May 9: DG ISPR said Pakistan neutralised 77 Israeli drones sent by India. “We are taking each one of them out. Not one of them has been able to go back to India, and not one of them will be able to go back,” he said in a press conference.

He further stated that “if you are so fond of Pakistan firing at you, we will fulfil your demand at a time, place and means of our choosing”. He added that 33 people were slain and 76 injured in Indian attacks.

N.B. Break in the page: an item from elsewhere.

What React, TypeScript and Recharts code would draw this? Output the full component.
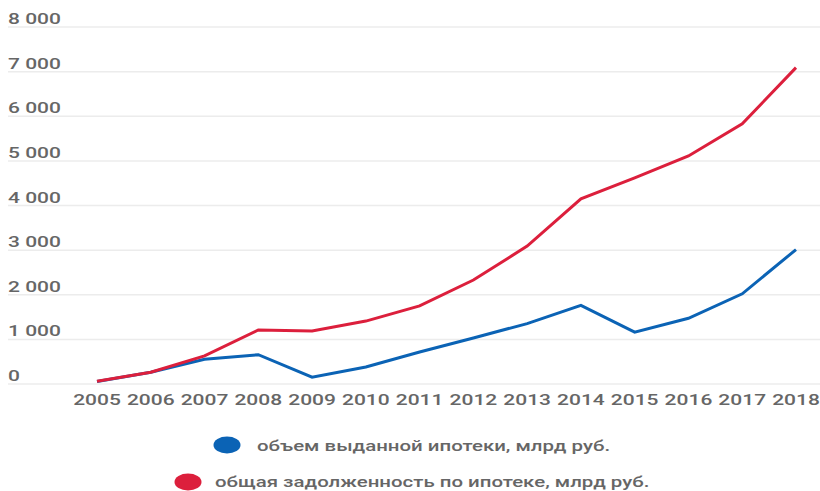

On the other hand, Pakistan postponed eight remaining matches of the Pakistan Super League X, while the Indian Premier League 2025 was suspended for a week.

May 10: India targeted the PAF’s Nur Khan (Chaklala, Rawalpindi), Murid (Chakwal) and Rafiqui (Shorkot in Jhang district) air bases, but the majority of them were intercepted by Pakistan’s air defence systems. Soon after, the Pakistan Airports Authority announced the closure of the country’s airspace till noon.

In the wee hours of the day, Operation Bunyan-um-Marsoos was launched by Pakistan. In its response to Indian aggression, the military destroyed a storage site of the Brahmos missiles in India’s Beas region and the Udhampur airbase in India-occupied Kashmir as part of its retaliatory operation. According to Pakistani state media and security sources, Pakistan hit the following:

  • India’s power grid
  • Indian military intelligence’s training centre in IOK’s Rajouri
  • KG Top Brigade Headquarters
  • Uri field supply depot
  • Adampur, Udhampur, Pathankot, Suratgarh, Sirsa, Bhatinda and Halwara airfields, as well as the Akhnoor aviation base
  • S-400 system in Adampur,
  • Brahmos storage site in Beas
  • Artillery gun positions in Dehrangyari, occupied Kashmir’s Mankot
  • Indian posts directly opposite in the Phuklian sector
  • Rabtanwali Post, Jazeera Post Complex, Kafir Mehri, Shahpar 3, and Ghadar Top across the LoC

Amid the attacks from both ends, talks continued in the back-end. At around 5pm, US President Donald Trump announced that both India and Pakistan agreed to a full and immediate ceasefire. The same was also confirmed by both the neighbours.

Air traffic across Pakistan resumed later that night.

May 11: In a press conference, DG ISPR Ahmed Sharif Chaudhry paid tribute to those who were martyred in Indian aggression and their families, while praying for the speedy recovery of the wounded.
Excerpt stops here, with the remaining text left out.